A reader tips me off to this. The story is from February and reports on January tests of a new computer-controlled suspension that hopes to greatly improve the control, speed, and ride of Stryker LAVs.

The core of the system tested is 8 dampers & controllers using proprietary algorithms to modulate individual wheel forces within 4 milliseconds in response to terrain inputs and body motion. MillenWorks engineers retained full functionality of the stock Stryker vehicle’s pressurized gas spring & ride height management system while integrating the electrically controllable MR technology into the physical envelope of the original damper.

“The stock vehicle utilizes a very capable suspension load-leveling system, and it was a good challenge to ensure we didn’t lose that important functionality in the process of incorporating our controllable damper,” noted Project Manager Peter LeNoach. “The net result is a high-performance suspension system that is bolt-on retofittable, simple, with operation that is completely transparent to the vehicle and its operator.”

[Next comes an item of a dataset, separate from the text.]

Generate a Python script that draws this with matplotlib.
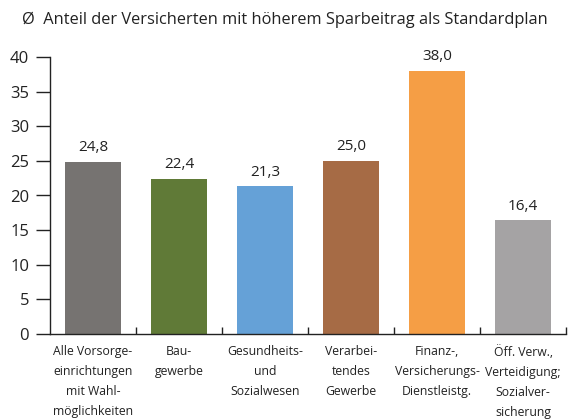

The system is called Magneto-Rheological Active Damper Suspension (MROADS) and is built by Millenworks. The tests were apparently pretty successful.

Mobility gains measured during comparison testing showed great promise for Strykers that could be retrofitted with this system in the future. Over a range of off-road bump courses, the MillenWorks MROADS Stryker was 40-60% faster than the stock vehicle at the same level of driver absorbed power; a measure of transmitted vibration. The MROADS Stryker’s best performance was a 72% increase in the vehicle’s 6-watt absorbed power speed, from 22 mph (stock) to 38 mph. Increases in vehicle platform stability were immediately obvious to drivers and bystanders. The system also showed marked improvements during aggressive on-road maneuvers like lane changes. The maximum lane change speed increased from 38 mph (stock) to over 50 mph with the MillenWorks MROADS system.

This program has been going on for four years.


  1. I’d love to see what this system would do to an M1 or M2 🙂 Faster cross-country tanks anyone? It would probably also bump up road speed a little too.

  2. James: Thanks. When I was reading this I wondered if it was similar to those systems in consumer cars. I didn’t guess that it was the same thing.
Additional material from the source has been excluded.